The Olympic Games took place here for at least 1000 years, held every four years until their abolition by Emperor Theodosius I in AD 393. Today, the Olympic flame continues to be lit here for the modern Games. Thanks to the destruction ordered by Theodosius II and various subsequent earthquakes, little remains of the magnificent temples and athletic facilities, but enough exists to give you a hint of this World Heritage–listed sanctuary's former glory. The ancient site is a signposted five-minute walk from the modern village.
Wandering amid the tree-shaded ruins, you can almost picture the blood and smoke of oxen sacrificed to Zeus and Hera; the sweaty, oiled-up athletes waiting inside the original stadium; the jostling crowds; and the women and slaves watching the proceedings from a nearby hill. It's worth remembering that some buildings precede others by centuries; a visit to the archaeological museum beforehand will provide context and help with visualising the ancient buildings.
The first ruin encountered is the gymnasium, which dates from the 2nd century BC. South of here are the columns of the partly restored palaestra (wrestling school), where contestants practised and trained. The next building was the theokoleon (priests’ house). Behind it is Pheidias’ workshop, where the gargantuan ivory-and-gold Statue of Zeus, one of the Seven Wonders of the Ancient World, was sculpted. The workshop was identified by archaeologists after the discovery of tools and moulds. Beyond the theokoleon is the leonidaion, an elaborate structure that accommodated dignitaries.
The Altis, or Sacred Precinct of Zeus, lies east of the path. Its most important building was the immense 5th-century Doric Temple of Zeus, which enshrined Pheidias’ statue, later removed to Constantinople by Theodosius II (where it was destroyed by fire in AD 475). One column of the temple has been restored and re-erected, and helps put into perspective the sheer size of the structure.
South of the Temple of Zeus is the bouleuterion (council house), which contains the altar of oaths, where competitors swore to abide by the rules decreed by the Olympic Senate and not to commit foul play.
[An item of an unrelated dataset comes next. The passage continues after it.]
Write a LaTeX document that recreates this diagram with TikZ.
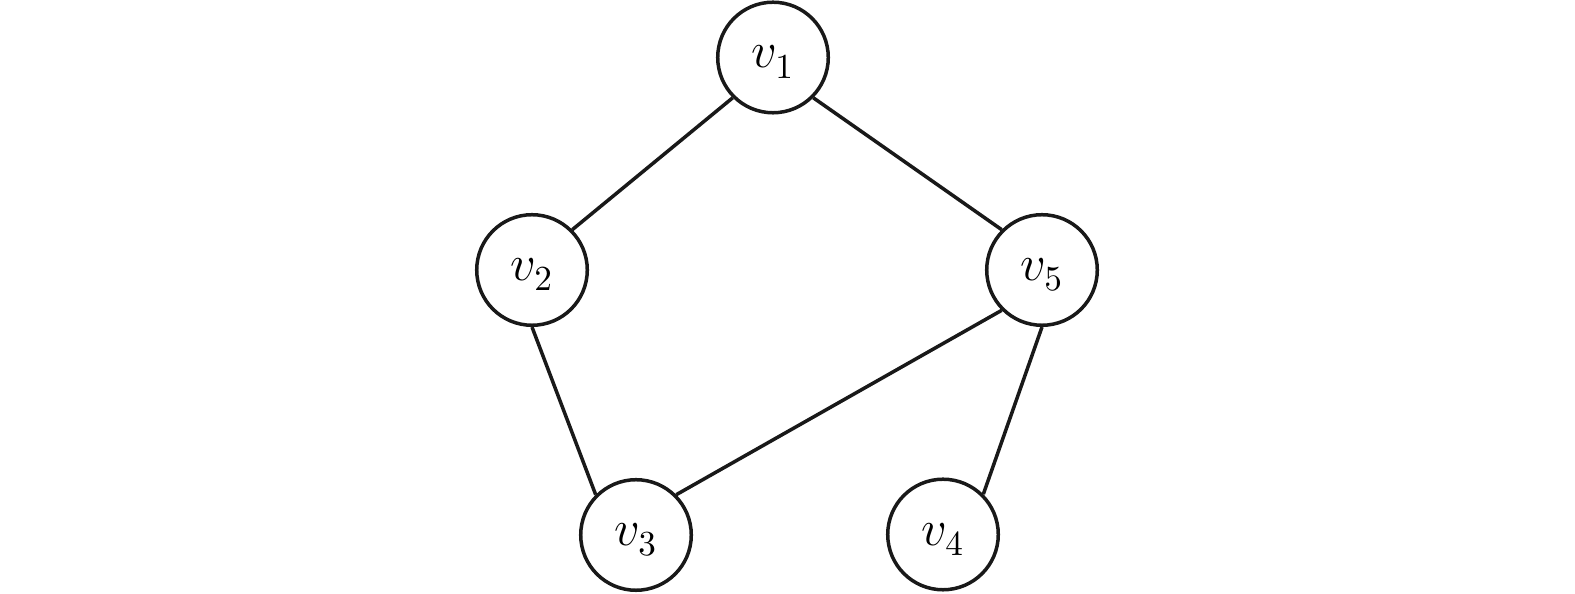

East of the temple is the echo portico, with a Doric colonnade leading towards the stadium. Its remarkable acoustics meant that a sound uttered within was repeated seven times. Just east of the portico are the remains of a lavish villa used by Emperor Nero during his participation in the Games in 67 AD; it replaced the original Sanctuary of Hestia.
The stadium lies to the east of the Altis and is entered through a stone archway. It's rectangular, unlike today's stadiums, and the stone start and finish lines of the 120m sprint track and the judges’ seats still survive. The stadium could seat at least 45,000 spectators. Slaves and women spectators, however, had to be content to watch from outside on the Hill of Kronos.
To the north of the Temple of Zeus was the pelopion, a small, wooded hillock with an altar to Pelops, the first hero of the Olympic Games. It was surrounded by a wall containing the remains of its Doric portico. Many artefacts now displayed in the museum were found on the hillock.
Further north is the 6th-century Doric Temple of Hera, the site’s most intact structure. Hera was worshipped along with Rea until the two were superseded by Zeus. The Hermes statue was found here.
To the east of this temple is the nymphaeum (AD 156–60), erected by the wealthy Roman banker Herodes Atticus. Typical of buildings financed by Roman benefactors, it was grandiose, consisting of a semicircular building with Doric columns flanked at each side by a circular temple. The building contained statues of Herodes Atticus and his family, though Zeus took centre stage. Despite its elaborate appearance, the nymphaeum had a practical purpose; it was a fountain house supplying Olympia with fresh spring water.
Just in front of the nymphaeum is the spot where the altar of Hestia would have maintained a continuous fire during the Games, symbolising the fire stolen from the gods by Prometheus; fires were also lit in the temples of Zeus and Hera. Today, the Olympic Flame is lit where the Temple of Hestia once stood.
Beyond the nymphaeum and up a flight of stone steps, a row of 12 treasuries stretched to the stadium, each erected by a city-state for use as a storehouse for offerings to the gods; these were mainly used to advertise the city-state's prestige and wealth.
At the bottom of these steps are the scant remains of the 5th-century-BC metroön, a temple dedicated to Rea, the mother of the gods. Apparently the ancients worshipped Rea in this temple with orgies.
The foundations of the philippeion, west of the Temple of Hera, are the remains of a circular construction with Ionic columns built by Philip of Macedon to commemorate the Battle of Chaironeia (338 BC), where he defeated a combined army of Athenians and Thebans. The building contained gold-and-ivory-covered statues of Philip and his family, including his son, Alexander the Great.
North of the philippeion was the prytaneum, the magistrate’s residence. Here, winning athletes were entertained and feasted.